To deliver on its 2018 guidance, management expects NIMs to expand to 6.5% from 5.8% in Q1, (as expensive structured funding is paid down through the year) and for operating costs to moderate to an average quarterly run-rate of N51-52bn.
Although our 2018E opex forecast is broadly in line with guidance, our NIM forecast is c.50bps lower than guidance because we believe the lower yield environment will most likely offset benefits accruing from a reduction in funding costs. On the back of the results, we have cut our 2018E EPS forecast by around -3.0%.

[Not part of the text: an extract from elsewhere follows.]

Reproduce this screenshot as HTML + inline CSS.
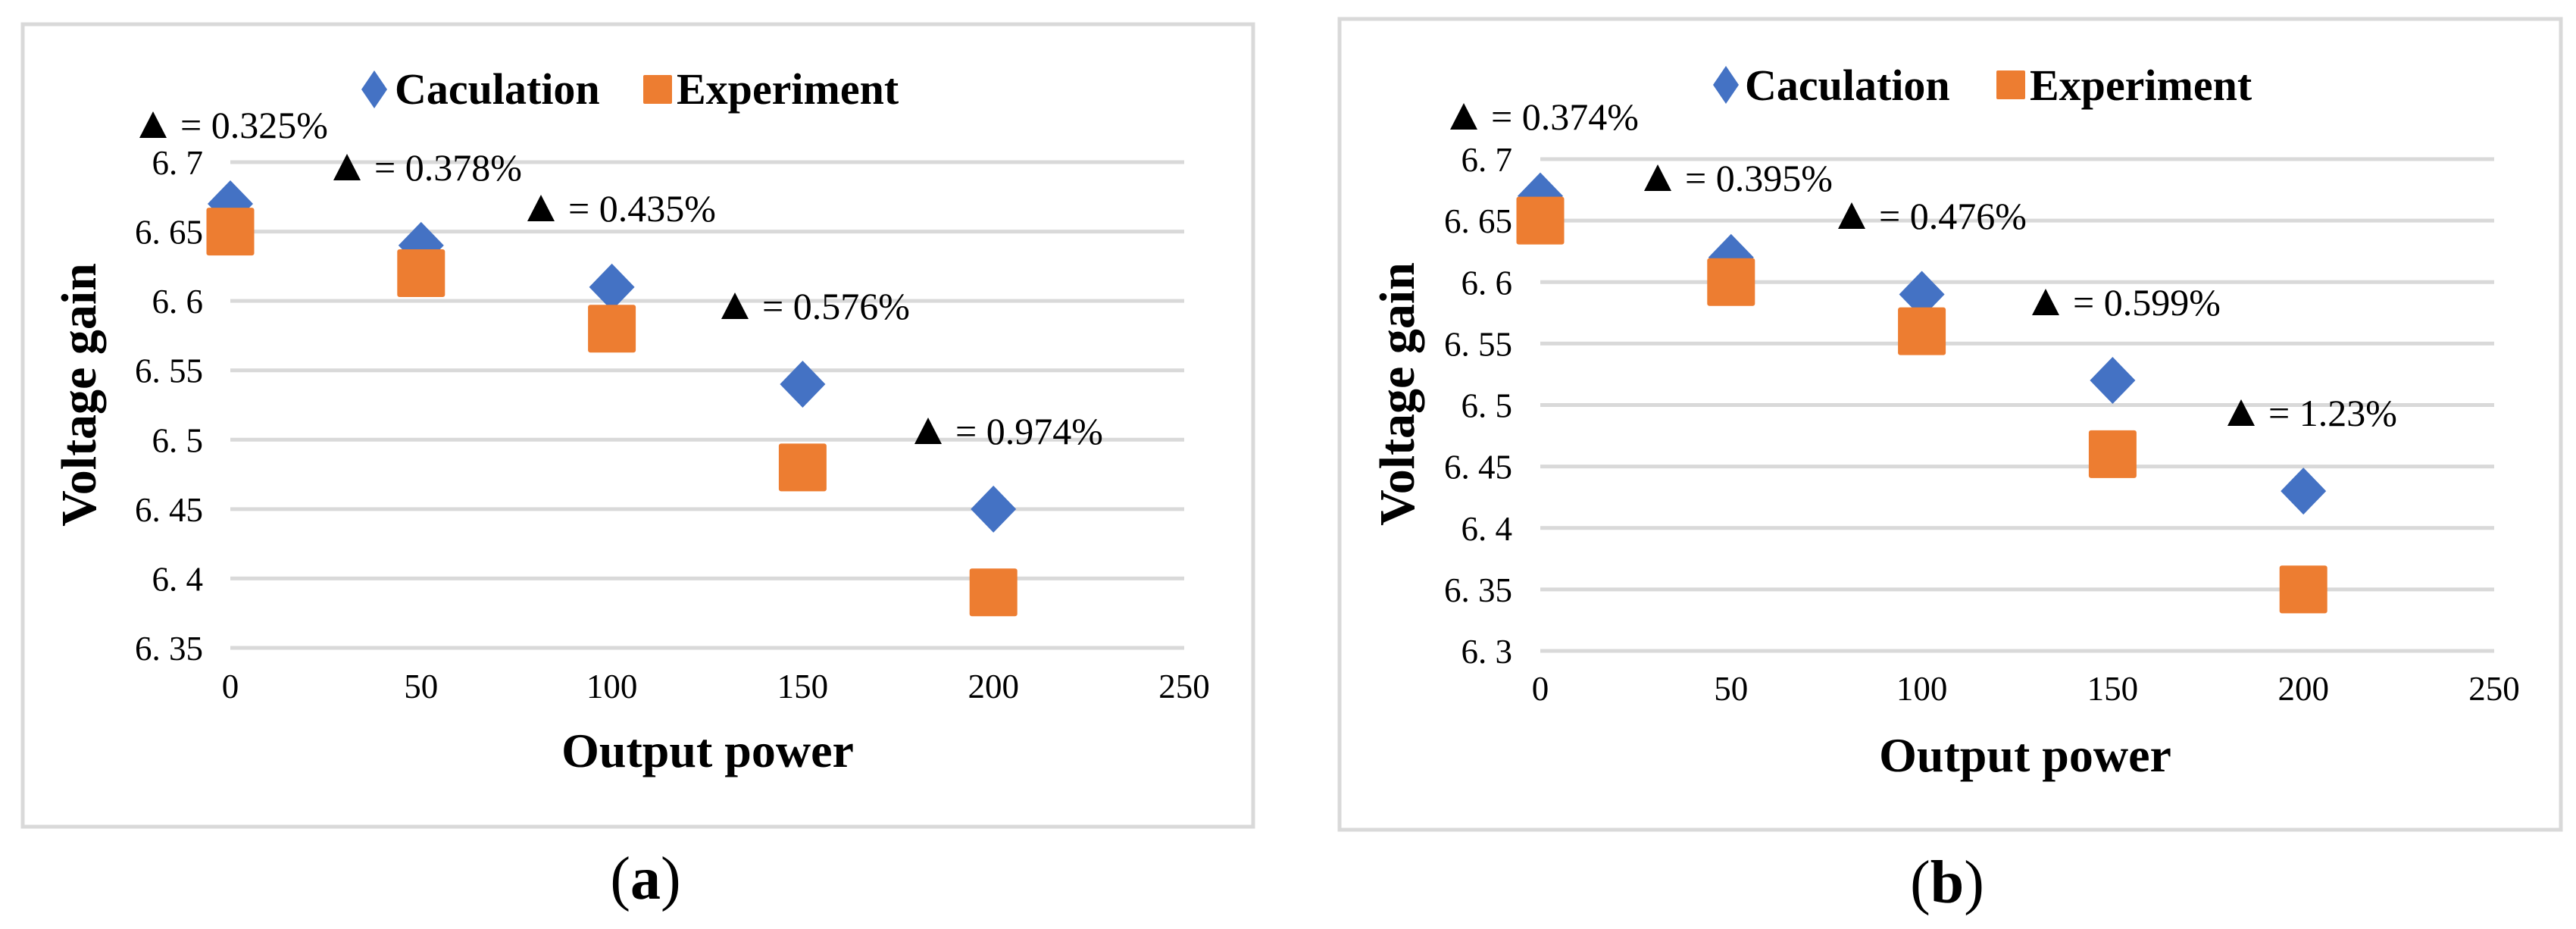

Despite reducing our risk-free-rate by 100bps to 13.0%, our new price target of N10.3 is around -5% lower because of the OCI loss and the impact to book value from IFRS 9 implementation. Our new price target implies a potential downside of around -8.0% from current levels. Consequently, we downgrade our recommendation on the shares to Underperform from Neutral.
Q1 2018 PBT flat y/y, mainly driven by spike in loan loss provisions
Access Bank’s Q1 2018 results showed that PBT came in flat y//y to N27.4bn. The flattish earnings were mainly driven by a 55% y/y spike in loan impairment charges. Moving up the P&L, pre-provision profit advanced by 9% y/y. Although both revenue lines contributed to the y/y growth in revenue, the non-interest income line which was up by 15% y/y was the key driver.
This revenue line was boosted by a remarkable growth of 407% y/y to N27.7bn in income from fx swaps, which completely offset a net fx loss of -N6.8bn. Funding income grew by around 5% y/y. Further down the P&L, PAT declined by 24% y/y because of a negative result of –N5.3bn in other comprehensive income.
Sequentially, PBT grew by 283% q/q. Again, non-interest income which was up by 106% q/q was the key driver. A 77% q/q reduction in loan loss provision also contributed to the sequential growth in earnings. Despite the negative result on the OCI line, PAT grew by 19% q/q.